Now my wife has her phone locked and on her person at all times, has changed her passwords to all her sites that she uses and asked me to buy her a laptop for school which I did but she has it locked all the time and only uses her computer not the home computer to access the internet. My gut tells me she is cheating again. I cant prove it. I have brought it up to her and she says she isnt and she says that she cant take me accusing her anymore. So she has class this semester and she goes to school Weds and Thursdays. I had often thought that if class was canceled or changed I would never know if she was actually going to class or not. Well this semester her class that she goes to meets Weds and Thursdays but only for the first 3 weeks.
This coming week and from now on she only has class one day a week. I got a copy of the syllabus and added the days to my personal calendar. This Weds she is off. I know when I come home from work she is going to be gone "at class" I dont know if I should bring it up to her before hand. Call her during the night and ask her where the hell she is or wait until she comes home spewing lies about her class and then bust her. Either way Im pretty sure by Thursday Im going to be separated ;(.


----------



## Plan 9 from OS (Jul 13, 2012)

If what you say is true, your wife sounds like a serial cheater - unless you think she lied about the other men at her work to try to get you to divorce her. Yes she's cheating. You should contact a mod and have this moved to the CWI forum.


----------



## Cubby (Mar 28, 2012)

When you accused her of cheating, which she denied, did you then tell her to be open with you about her passwords, and keep her computer unlocked, etc.? In a marriage, privacy is only for the bathroom.


----------



## PHTlump (Jun 2, 2010)

You have some choices.

1. You can accept that you have an open marriage. Maybe you can find a girlfriend.
2. You can decide that you won't accept a second, or third, affair from your wife. And you can divorce her.
2. You can decide that you want to end her affair by confronting her. Demand all her passwords immediately. Don't give her a day or two to sanitize her machines and accounts before she gives you the passwords. Holding divorce papers while you make the demand would give you more leverage.
3. You can try to end her affair by finding ironclad evidence of cheating. A few states do consider adultery in divorce settlements. So, finding evidence may help you in a divorce case. Of course, this also means giving your wife time to (perhaps) move from an emotional affair to a physical one.

If you decide not to accept her affairs, I recommend doing a 180.
The Healing Heart: The 180


----------



## Cubby (Mar 28, 2012)

First thing you should do is go online and open an account with your/her cell phone provider. Look at the volume of calls/texts to one number. When you see that there are an alarming number, second step is to get a VAR (voice-activated recorder) and Velcro it securely under her car seat. She likely talks to her lover in her car. Don't accuse her anymore until you have solid evidence. Accusing her makes her hide her tracks better.


----------



## tom67 (Oct 2, 2012)

VAR in the car is the way to go.

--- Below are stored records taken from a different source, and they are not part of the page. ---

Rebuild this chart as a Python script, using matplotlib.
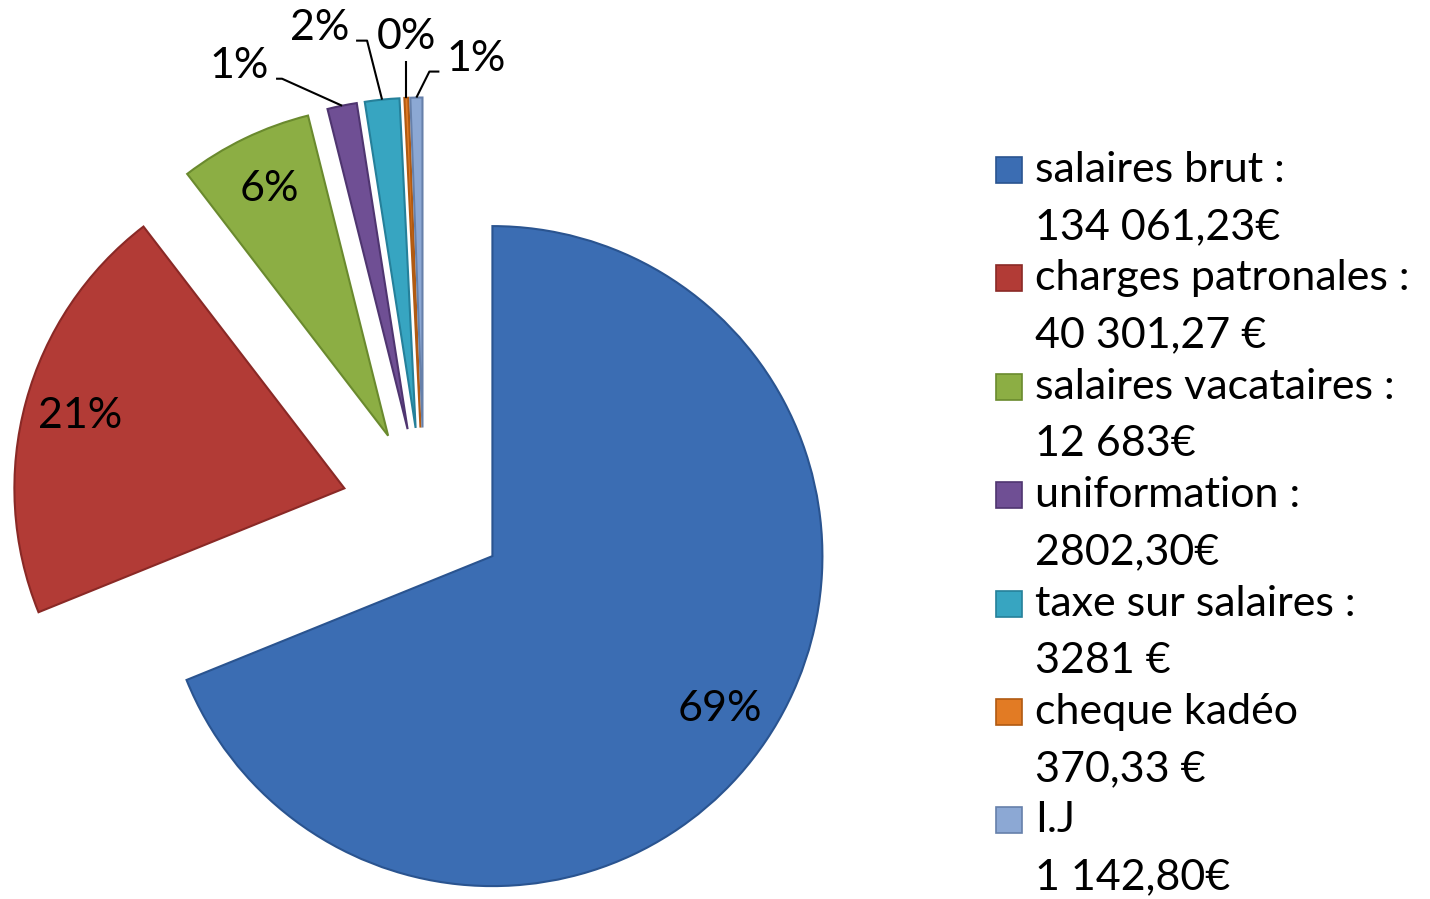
import matplotlib
matplotlib.use("Agg")
import matplotlib.pyplot as plt
import matplotlib.patches as mpatches
import numpy as np

plt.rcParams['font.family'] = ['Lato', 'DejaVu Sans']

# donnees du graphique
categories = ["salaires brut :", "charges patronales :", "salaires vacataires :",
              "uniformation :", "taxe sur salaires :", "cheque kadéo", "I.J"]
amount_labels = ["134 061,23€", "40 301,27 €", "12 683€", "2802,30€",
                 "3281 €", "370,33 €", "1 142,80€"]
values = [134061.23, 40301.27, 12683, 2802.30, 3281, 370.33, 1142.80]
pct_labels = ["69%", "21%", "6%", "1%", "2%", "0%", "1%"]
colors = ["#3b6db3", "#b23b36", "#8cae44", "#6f4f94", "#37a5c1", "#e27b24", "#8ca8d4"]
edge_colors = ["#2a5490", "#8a2926", "#6a8a2e", "#4f3570", "#25809a", "#b05a12", "#6680aa"]

W, H = 1430, 899
fig = plt.figure(figsize=(W / 100, H / 100), dpi=100)
ax = fig.add_axes([0, 0, 1, 1])

# centre du camembert en pixels et rayon
cx, cy, R = 424, 510, 330

explode = [0.25] * len(values)
wedges, _ = ax.pie(values, explode=explode, colors=colors,
                   startangle=90, counterclock=False,
                   radius=1, center=(0, 0),
                   wedgeprops=dict(linewidth=1.5))
for w, ec in zip(wedges, edge_colors):
    w.set_edgecolor(ec)

ax.set_xlim(-cx / R, (W - cx) / R)
ax.set_ylim(-(H - cy) / R, cy / R)
ax.set_aspect('equal')
ax.axis('off')

FS = 31

# etiquettes dans les grandes parts
for i in range(3):
    w = wedges[i]
    ang = np.deg2rad((w.theta1 + w.theta2) / 2)
    p = np.array(w.center) + 0.83 * np.array([np.cos(ang), np.sin(ang)])
    ax.text(p[0], p[1], pct_labels[i], fontsize=FS, ha='center', va='center')

# etiquettes exterieures des petites parts: (coude, fin du trait) en pixels par rapport au bord
leaders = {3: (-60, 27, -6), 4: (-15, 59, -11), 5: (0, 37, 0), 6: (13, 26, 10)}
for i, (kx, ky, hx) in leaders.items():
    w = wedges[i]
    ang = np.deg2rad((w.theta1 + w.theta2) / 2)
    tip = np.array(w.center) + np.array([np.cos(ang), np.sin(ang)])
    knee = tip + np.array([kx, ky]) / R
    end = knee + np.array([hx, 0]) / R
    ax.plot([tip[0], knee[0], end[0]], [tip[1], knee[1], end[1]],
            color='black', lw=1.5, solid_capstyle='butt')
    if hx < 0:
        ax.text(end[0] - 7 / R, end[1] + 13 / R, pct_labels[i], fontsize=FS,
                ha='right', va='center')
    elif hx > 0:
        ax.text(end[0] + 7 / R, end[1] + 13 / R, pct_labels[i], fontsize=FS,
                ha='left', va='center')
    else:
        ax.text(end[0], end[1] + 24 / R, pct_labels[i], fontsize=FS,
                ha='center', va='center')

# legende
for i, (cat, amt) in enumerate(zip(categories, amount_labels)):
    y1 = 170 + 108.4 * i
    y2 = y1 + 57
    fig.patches.append(mpatches.Rectangle((996 / W, 1 - (y1 + 13) / H), 26 / W, 26 / H,
                                          transform=fig.transFigure,
                                          facecolor=colors[i], edgecolor=edge_colors[i],
                                          lw=1.2))
    fig.text(1035 / W, 1 - y1 / H, cat, fontsize=FS, va='center', ha='left')
    fig.text(1035 / W, 1 - y2 / H, amt, fontsize=FS, va='center', ha='left')

fig.savefig("out.png", dpi=100)
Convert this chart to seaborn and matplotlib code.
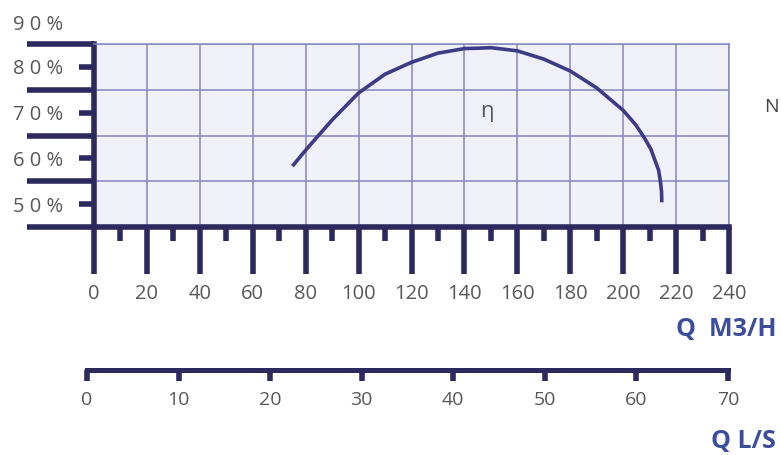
import matplotlib
matplotlib.use("Agg")
import matplotlib.pyplot as plt
import numpy as np
import seaborn as sns

# efficiency curve (Q in m3/h, eta in %)
q_m3h = [75, 80, 90, 100, 110, 120, 130, 140, 146, 150, 160, 170, 180, 190, 200,
         204.8, 208, 210.5, 212, 213.4, 214, 214.5, 214.6]
eta = [58.3, 61.8, 68.4, 74.3, 78.4, 81.0, 83.0, 84.0, 84.1, 84.2, 83.5, 81.7, 79.1, 75.4, 70.5,
       67.3, 64.5, 62.0, 59.6, 57.4, 55.2, 52.8, 50.4]

x_major = list(range(0, 241, 20))
x_minor = list(range(10, 231, 20))
y_major = [45, 55, 65, 75, 85]
y_labeled = [50, 60, 70, 80]
y_labels = ["5 0 %", "6 0 %", "7 0 %", "8 0 %"]
top_label = "9 0 %"
ls_ticks = list(range(0, 71, 10))

navy = "#2b295e"
curve_col = "#3d3b86"
grid_col = "#8587bd"
text_col = "#585858"
blue = "#3b4d9c"

sns.set_theme(style="white")
plt.rcParams["font.family"] = ["Open Sans", "DejaVu Sans"]

fig = plt.figure(figsize=(7.81, 4.55), dpi=100)
ax = fig.add_axes([94 / 781, 1 - 227 / 455, 635 / 781, 183 / 455])
ax.set_facecolor("#eff0f8")

sns.lineplot(x=q_m3h, y=eta, ax=ax, color=curve_col, linewidth=2.6, sort=False,
             solid_capstyle="butt", solid_joinstyle="round")

ax.set_xlim(0, 240)
ax.set_ylim(45, 85)
ax.set_xticks(x_major)
ax.set_xticks(x_minor, minor=True)
ax.set_xticklabels([str(v) for v in x_major])
ax.set_yticks(y_major)
ax.set_yticklabels([])
ax.set_yticks(y_labeled, minor=True)
ax.set_yticklabels(y_labels, minor=True)

ax.grid(True, which="major", color=grid_col, linewidth=1.1)
ax.set_axisbelow(True)

for s in ["top", "right"]:
    ax.spines[s].set_color(grid_col)
    ax.spines[s].set_linewidth(1.1)
for s in ["left", "bottom"]:
    ax.spines[s].set_color(navy)
    ax.spines[s].set_linewidth(4)

ax.tick_params(axis="x", which="major", direction="out", length=34, width=4,
               color=navy, pad=7, labelsize=14.5, labelcolor=text_col, bottom=True)
ax.tick_params(axis="x", which="minor", direction="out", length=10, width=4,
               color=navy, bottom=True)
ax.tick_params(axis="y", which="major", direction="out", length=48, width=4,
               color=navy, left=True)
ax.tick_params(axis="y", which="minor", direction="out", length=11, width=4,
               color=navy, pad=11, labelsize=14.5, labelcolor=text_col, left=True)

ax.annotate(top_label, xy=(0, 90), xycoords=("axes fraction", "data"),
            xytext=(-22, -3), textcoords="offset points", ha="right", va="center",
            fontsize=14.5, color=text_col, annotation_clip=False)

ax.text(148.5, 70.3, "η", ha="center", va="center", fontsize=16, color=text_col)

# second axis in L/S
ax2 = fig.add_axes([87 / 781, 1 - 370 / 455, 641 / 781, 1 / 455])
ax2.patch.set_visible(False)
ax2.set_xlim(0, 70)
ax2.set_xticks(ls_ticks)
ax2.set_xticklabels([str(v) for v in ls_ticks])
ax2.set_yticks([])
for s in ["top", "right", "left"]:
    ax2.spines[s].set_visible(False)
ax2.spines["bottom"].set_color(navy)
ax2.spines["bottom"].set_linewidth(3.6)
ax2.tick_params(axis="x", direction="out", length=8, width=4, color=navy, pad=7,
                labelsize=14, labelcolor=text_col, bottom=True)

fig.text(776 / 781, 1 - 330 / 455, "Q  M3/H", ha="right", va="center",
         fontsize=18, fontweight="bold", color=blue)
fig.text(776 / 781, 1 - 441 / 455, "Q L/S", ha="right", va="center",
         fontsize=18, fontweight="bold", color=blue)
fig.text(779 / 781, 1 - 107 / 455, "N", ha="right", va="center",
         fontsize=14, color="#444444")

fig.savefig("out.png", dpi=100)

But why are you putting up with all the passwords?


----------



## tacoma (May 1, 2011)

That or just demand access to her communications and that brand new locked down laptop
_Posted via Mobile Device_


----------



## 3Xnocharm (Jun 22, 2012)

Dont tell her that you know she doesnt have class on Wed, and follow her.


----------



## Thor (Oct 31, 2011)

danny, welcome aboard. Sorry you're here for this. And thank you for your service.

Your gut is your best indicator. If you think things are wrong, they probably are.

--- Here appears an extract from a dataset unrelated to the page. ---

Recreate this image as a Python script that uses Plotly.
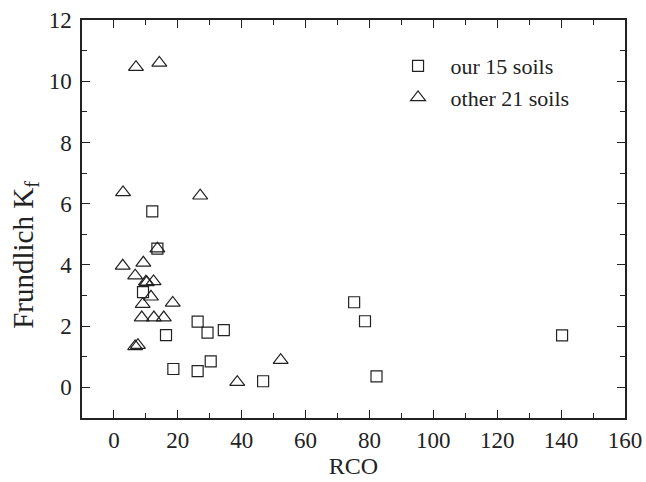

So given your situation do you want to remain married to her?

Something I have come to really believe is that you know what you know. You don't have to prove to anybody what you know. You can make decisions for yourself based on what you know, what you believe, and what you feel.

You already have enough data to take action and make decisions.

So there is no reason to gather more intel unless there is a specific benefit to you. It could be you want concrete proof before ending a marriage. It could be there is a financial benefit in divorce. It could be a social/family benefit to you.

I think it is completely valid for you to tell your wife her actions as you already have observed them are not acceptable to you. Her one chance at this very moment to reverse course is to implement total complete transparency with all of her electronics. She can hand you her phone and hand you her laptop right now. She can write down all of her passwords to all of her emails, social media, etc.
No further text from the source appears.